1. Green shoots in house prices?
This one paints a good picture of the US housing market, if you look carefully you can see what may be a tiny green shoot on the monthly % change data (but then it's not too hard to record gains when you've fallen that hard for that long).
2. US Consumer Confidence, or (still) Lack Thereof
The US consumer has become a little more confident, but sadly is still very depressed. With the high jobless rate, low house prices, questionable market outlook, and GDP record, it's hard to stay positive - but at least you can (*could) trade that clunker in for a new car.

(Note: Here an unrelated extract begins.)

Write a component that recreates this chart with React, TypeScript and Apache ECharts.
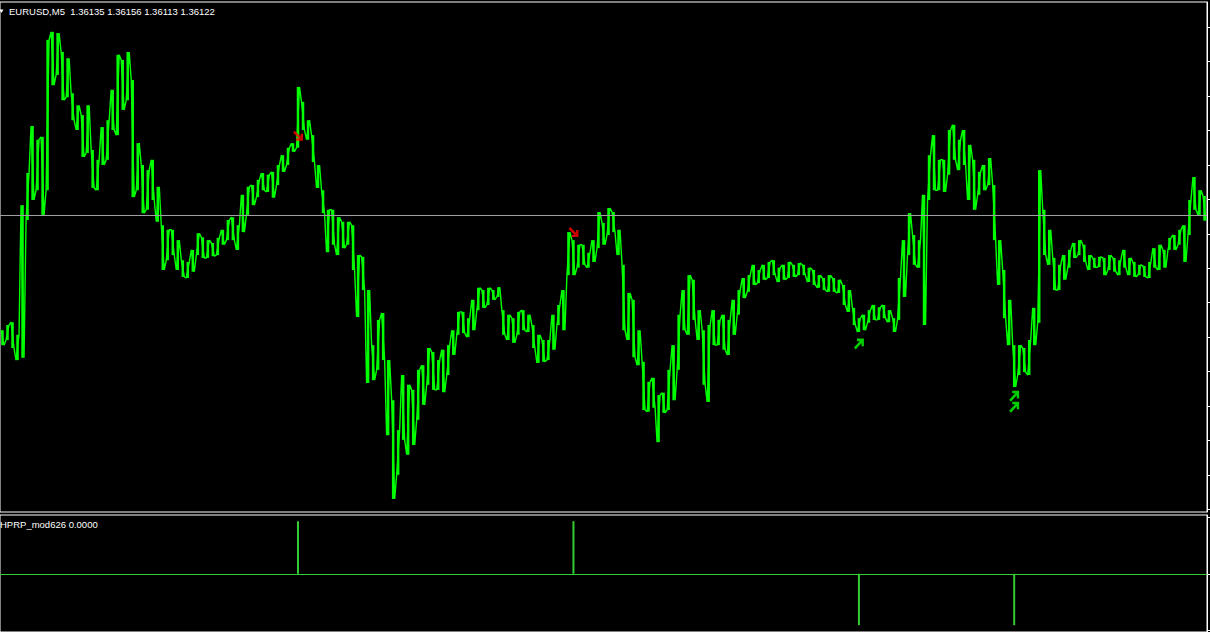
import React, { useEffect, useRef } from 'react';
import * as echarts from 'echarts';

const symbolName = 'EURUSD';
const timeframe = 'M5';
const lastOHLC = [1.36135, 1.36156, 1.36113, 1.36122];

// bar highs / lows (one bar per ~5px column)
const highs = [
  1.35922, 1.35931, 1.35936, 1.35914, 1.36140, 1.36196, 1.36278, 1.36254, 1.36259, 1.36428,
  1.36442, 1.36440, 1.36407, 1.36396, 1.36335, 1.36314, 1.36297, 1.36314, 1.36236, 1.36219,
  1.36276, 1.36288, 1.36341, 1.36402, 1.36393, 1.36407, 1.36358, 1.36248, 1.36210, 1.36201,
  1.36219, 1.36172, 1.36105, 1.36097, 1.36097, 1.36079, 1.36044, 1.36041, 1.36062, 1.36091,
  1.36084, 1.36079, 1.36074, 1.36083, 1.36097, 1.36114, 1.36119, 1.36105, 1.36158, 1.36172,
  1.36175, 1.36184, 1.36196, 1.36193, 1.36198, 1.36210, 1.36227, 1.36240, 1.36248, 1.36346,
  1.36320, 1.36288, 1.36262, 1.36210, 1.36166, 1.36132, 1.36132, 1.36119, 1.36111, 1.36111,
  1.36105, 1.36053, 1.36050, 1.35992, 1.35896, 1.35940, 1.35952, 1.35870, 1.35800, 1.35748,
  1.35844, 1.35827, 1.35818, 1.35853, 1.35861, 1.35891, 1.35884, 1.35870, 1.35888, 1.35896,
  1.35922, 1.35954, 1.35954, 1.35943, 1.35975, 1.35996, 1.35992, 1.35996, 1.35992, 1.35997,
  1.35957, 1.35949, 1.35943, 1.35954, 1.35957, 1.35949, 1.35931, 1.35914, 1.35905, 1.35905,
  1.35949, 1.35966, 1.35992, 1.36093, 1.36079, 1.36071, 1.36071, 1.36057, 1.36079, 1.36128,
  1.36109, 1.36135, 1.36128, 1.36097, 1.36036, 1.35987, 1.35975, 1.35922, 1.35867, 1.35832,
  1.35839, 1.35809, 1.35813, 1.35853, 1.35896, 1.35949, 1.35992, 1.36018, 1.36010, 1.35957,
  1.35922, 1.35931, 1.35957, 1.35940, 1.35949, 1.35940, 1.35975, 1.35992, 1.36013, 1.36018,
  1.36036, 1.36027, 1.36036, 1.36041, 1.36044, 1.36031, 1.36036, 1.36041, 1.36036, 1.36039,
  1.36036, 1.36031, 1.36027, 1.36018, 1.36013, 1.36018, 1.36013, 1.36010, 1.36001, 1.35992,
  1.35961, 1.35943, 1.35949, 1.35957, 1.35966, 1.35962, 1.35966, 1.35957, 1.35943, 1.36013,
  1.36079, 1.36126, 1.36088, 1.36079, 1.36158, 1.36227, 1.36262, 1.36219, 1.36219, 1.36271,
  1.36280, 1.36254, 1.36271, 1.36245, 1.36219, 1.36198, 1.36210, 1.36222, 1.36175, 1.36079,
  1.36027, 1.35975, 1.35896, 1.35896, 1.35891, 1.35905, 1.35961, 1.36201, 1.36132, 1.36097,
  1.36048, 1.36036, 1.36053, 1.36062, 1.36074, 1.36079, 1.36071, 1.36053, 1.36048, 1.36050,
  1.36048, 1.36053, 1.36048, 1.36044, 1.36062, 1.36048, 1.36041, 1.36036, 1.36034, 1.36041,
  1.36065, 1.36071, 1.36062, 1.36083, 1.36088, 1.36097, 1.36105, 1.36149, 1.36189, 1.36166,
  1.36156,
];

const lows = [
  1.35896, 1.35905, 1.35891, 1.35870, 1.35874, 1.36114, 1.36149, 1.36166, 1.36123, 1.36166,
  1.36349, 1.36367, 1.36323, 1.36328, 1.36288, 1.36271, 1.36224, 1.36231, 1.36170, 1.36166,
  1.36210, 1.36219, 1.36271, 1.36262, 1.36306, 1.36323, 1.36154, 1.36166, 1.36126, 1.36132,
  1.36149, 1.36111, 1.36027, 1.36044, 1.36053, 1.36027, 1.36015, 1.36013, 1.36024, 1.36053,
  1.36048, 1.36048, 1.36051, 1.36053, 1.36071, 1.36079, 1.36079, 1.36062, 1.36093, 1.36123,
  1.36140, 1.36154, 1.36166, 1.36163, 1.36153, 1.36175, 1.36198, 1.36210, 1.36233, 1.36240,
  1.36271, 1.36254, 1.36215, 1.36170, 1.36126, 1.36058, 1.36071, 1.36053, 1.36065, 1.36071,
  1.36027, 1.35945, 1.35992, 1.35830, 1.35835, 1.35853, 1.35870, 1.35739, 1.35628, 1.35670,
  1.35731, 1.35705, 1.35722, 1.35766, 1.35792, 1.35827, 1.35818, 1.35818, 1.35814, 1.35844,
  1.35879, 1.35914, 1.35917, 1.35910, 1.35922, 1.35957, 1.35961, 1.35966, 1.35975, 1.35980,
  1.35914, 1.35905, 1.35900, 1.35914, 1.35922, 1.35919, 1.35891, 1.35865, 1.35867, 1.35870,
  1.35888, 1.35931, 1.35922, 1.36018, 1.36018, 1.36031, 1.36036, 1.36031, 1.36041, 1.36065,
  1.36071, 1.36088, 1.36093, 1.36053, 1.35922, 1.35905, 1.35875, 1.35861, 1.35783, 1.35780,
  1.35787, 1.35727, 1.35778, 1.35783, 1.35800, 1.35853, 1.35922, 1.35914, 1.35940, 1.35905,
  1.35827, 1.35797, 1.35896, 1.35896, 1.35888, 1.35879, 1.35914, 1.35949, 1.35978, 1.35989,
  1.36001, 1.36004, 1.36010, 1.36013, 1.36018, 1.36006, 1.36010, 1.36013, 1.36015, 1.36018,
  1.36018, 1.36006, 1.36001, 1.35996, 1.35992, 1.35989, 1.35989, 1.35987, 1.35966, 1.35954,
  1.35931, 1.35919, 1.35922, 1.35935, 1.35940, 1.35940, 1.35943, 1.35936, 1.35919, 1.35940,
  1.35980, 1.36053, 1.36036, 1.36031, 1.35931, 1.36149, 1.36166, 1.36166, 1.36163, 1.36193,
  1.36219, 1.36201, 1.36210, 1.36149, 1.36132, 1.36158, 1.36166, 1.36175, 1.36079, 1.36001,
  1.35943, 1.35896, 1.35823, 1.35844, 1.35849, 1.35844, 1.35896, 1.35935, 1.36053, 1.36036,
  1.35992, 1.35992, 1.36010, 1.36031, 1.36048, 1.36053, 1.36041, 1.36027, 1.36031, 1.36032,
  1.36018, 1.36027, 1.36024, 1.36018, 1.36031, 1.36018, 1.36015, 1.36018, 1.36015, 1.36013,
  1.36031, 1.36027, 1.36031, 1.36062, 1.36062, 1.36071, 1.36041, 1.36088, 1.36132, 1.36123,
  1.36113,
];

const priceTicks = [
  1.3561, 1.3567, 1.3573, 1.3579, 1.3585, 1.3591, 1.3597, 1.3603,
  1.3609, 1.3615, 1.3621, 1.3627, 1.3633, 1.3639, 1.3645,
];
const priceMin = 1.3560524;
const priceMax = 1.3649401;

// arrow signals: [bar index, price]
const sellSignals = [[59, 1.36261], [114, 1.36093]];
const buySignals = [[171, 1.35898], [202, 1.35807], [202, 1.35788]];

const indicatorName = 'HPRP_mod626';
const indicatorValue = 0;
const hprpSpikes = [[59, 0.93], [114, 0.93], [171, -0.91], [202, -0.91]];
const hprpTicks = [-1, 0, 1];

const N = highs.length;

const barData = highs.map((h, i) => [i, h, lows[i]]);

const pricePath: number[][] = [];
highs.forEach((h, i) => {
  const l = lows[i];
  if (i % 2 === 0) {
    pricePath.push([i - 0.3, h], [i + 0.3, l]);
  } else {
    pricePath.push([i - 0.3, l], [i + 0.3, h]);
  }
});

const arrowUp =
  'path://M0 8.2 L8.2 0 L10 1.8 L1.8 10 Z M3 0 L10 0 L10 2.4 L3 2.4 Z M7.6 0 L10 0 L10 7 L7.6 7 Z';
const arrowDown =
  'path://M0 1.8 L1.8 0 L10 8.2 L8.2 10 Z M3 7.6 L10 7.6 L10 10 L3 10 Z M7.6 3 L10 3 L10 10 L7.6 10 Z';

const headerText = `${symbolName},${timeframe}\u00a0\u00a0${lastOHLC.map((v) => v.toFixed(5)).join(' ')}`;
const subText = `${indicatorName} ${indicatorValue.toFixed(4)}`;

const renderBar = (params: any, api: any) => {
  const x = api.value(0);
  const hi = api.coord([x, api.value(1)]);
  const lo = api.coord([x, api.value(2)]);
  const step = api.size([1, 0])[0];
  const w = step * 0.5;
  return {
    type: 'rect',
    shape: { x: hi[0] - w / 2, y: hi[1], width: w, height: Math.max(lo[1] - hi[1], 1) },
    style: { fill: '#00ff00' },
  };
};

const option: any = {
  animation: false,
  backgroundColor: '#000000',
  grid: [
    { left: -1, right: 3, top: 2, height: 510, show: true, borderColor: '#ffffff', borderWidth: 1 },
    { left: -1, right: 3, top: 515, height: 118, show: true, borderColor: '#ffffff', borderWidth: 1 },
  ],
  xAxis: [
    { type: 'value', gridIndex: 0, min: -0.5, max: N - 0.5, show: false },
    { type: 'value', gridIndex: 1, min: -0.5, max: N - 0.5, show: false },
  ],
  yAxis: [
    {
      type: 'value',
      gridIndex: 0,
      position: 'right',
      min: priceMin,
      max: priceMax,
      axisLine: { show: true, onZero: false, lineStyle: { color: '#ffffff', width: 1 } },
      axisTick: { show: true, inside: false, length: 3, customValues: priceTicks, lineStyle: { color: '#ffffff' } },
      axisLabel: { show: false, customValues: priceTicks },
      splitLine: { show: false },
    },
    {
      type: 'value',
      gridIndex: 1,
      position: 'right',
      min: -1.03,
      max: 1.04,
      axisLine: { show: true, onZero: false, lineStyle: { color: '#ffffff', width: 1 } },
      axisTick: { show: true, inside: false, length: 3, customValues: hprpTicks, lineStyle: { color: '#ffffff' } },
      axisLabel: { show: false, customValues: hprpTicks },
      splitLine: { show: false },
    },
  ],
  series: [
    {
      type: 'custom',
      xAxisIndex: 0,
      yAxisIndex: 0,
      data: barData,
      renderItem: renderBar,
      encode: { x: 0, y: [1, 2] },
      silent: true,
      clip: true,
      z: 2,
    },
    {
      type: 'line',
      xAxisIndex: 0,
      yAxisIndex: 0,
      data: pricePath,
      showSymbol: false,
      silent: true,
      lineStyle: { color: '#00ff00', width: 1.4 },
      markLine: {
        silent: true,
        precision: 5,
        symbol: ['none', 'none'],
        label: { show: false },
        lineStyle: { color: '#a0a0a4', width: 1, type: 'solid' },
        data: [{ yAxis: lastOHLC[3] }],
      },
      z: 2,
    },
    {
      type: 'scatter',
      xAxisIndex: 0,
      yAxisIndex: 0,
      data: sellSignals,
      symbol: arrowDown,
      symbolSize: [10, 10],
      itemStyle: { color: '#ff0000' },
      silent: true,
      z: 3,
    },
    {
      type: 'scatter',
      xAxisIndex: 0,
      yAxisIndex: 0,
      data: buySignals,
      symbol: arrowUp,
      symbolSize: [10, 11],
      itemStyle: { color: '#00ff00' },
      silent: true,
      z: 3,
    },
    {
      type: 'bar',
      xAxisIndex: 1,
      yAxisIndex: 1,
      data: hprpSpikes,
      barWidth: 2,
      itemStyle: { color: '#32cd32' },
      silent: true,
      markLine: {
        silent: true,
        precision: 5,
        symbol: ['none', 'none'],
        label: { show: false },
        lineStyle: { color: '#32cd32', width: 1.2, type: 'solid' },
        data: [{ yAxis: 0 }],
      },
    },
  ],
  graphic: [
    {
      type: 'polygon',
      shape: { points: [[-0.5, 9.5], [3.5, 9.5], [1.5, 13]] },
      style: { fill: '#ffffff' },
      silent: true,
    },
    {
      type: 'text',
      x: 9,
      y: 11,
      style: {
        text: headerText,
        fill: '#ffffff',
        font: '9.5px "Liberation Sans", Arial, sans-serif',
        textVerticalAlign: 'middle',
      },
      silent: true,
    },
    {
      type: 'text',
      x: 0,
      y: 524,
      style: {
        text: subText,
        fill: '#ffffff',
        font: '9.5px "Liberation Sans", Arial, sans-serif',
        textVerticalAlign: 'middle',
      },
      silent: true,
    },
  ],
};

export default function App() {
  const ref = useRef<HTMLDivElement>(null);
  useEffect(() => {
    document.body.style.margin = '0';
    document.body.style.background = '#000000';
    const chart = echarts.init(ref.current as HTMLDivElement, null, { renderer: 'svg' });
    chart.setOption(option);
    return () => chart.dispose();
  }, []);
  return <div ref={ref} style={{ width: 1210, height: 632, background: '#000000' }} />;
}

3. Japanese Exports - Down, way Down, but not out yet
Were it not for China this chart may well look even poorer, Japan's exports have been hit hard - they're at low levels not seen since about 10 years ago. No surprise. The only good thing to say about this chart is the slight and gradual pick up in recent months, still it's likely a long hard road out.
4. China's Rapid Loan Growth
Beijing said to its banks that it wanted them to lend at least 5 trillion yuan in new loans - the total new loans in July YTD was about 7 trillion. This is fascinating in the global context - Russia's banks have completely tightened up, and in most western countries it is still very hard to get a loan (as well, there is less demand for loans as deleveraging is the word du jour). So it is unique and mostly state driven, and it is having a positive impact (on stock prices and property prices), and is among the factors that are helping China buy time while the rest of the world recovers... Next week I'll include a chart on China's money supply.
5. US Markets Year to Date... Draw your own conclusion!
I will let you draw your own conclusions, but I will give some context. The data is indexed at 100 at the start of the year, and I've used weekly % changes for the relevant closing metric. AIG is adjusted for the rejiggering of the shares on issue. The main indices give you a feel for the overall market sentiment, the interest rate gives you a feel for the inflation outlook and panic level (low i-rate means lots of buying i.e. lots of shelter seeking), and AIG and C give you a feel for relative optimisim (i.e. low prices on these two indicate a feeling that doom has not yet passed versus swing for the fences - we're out of the woods).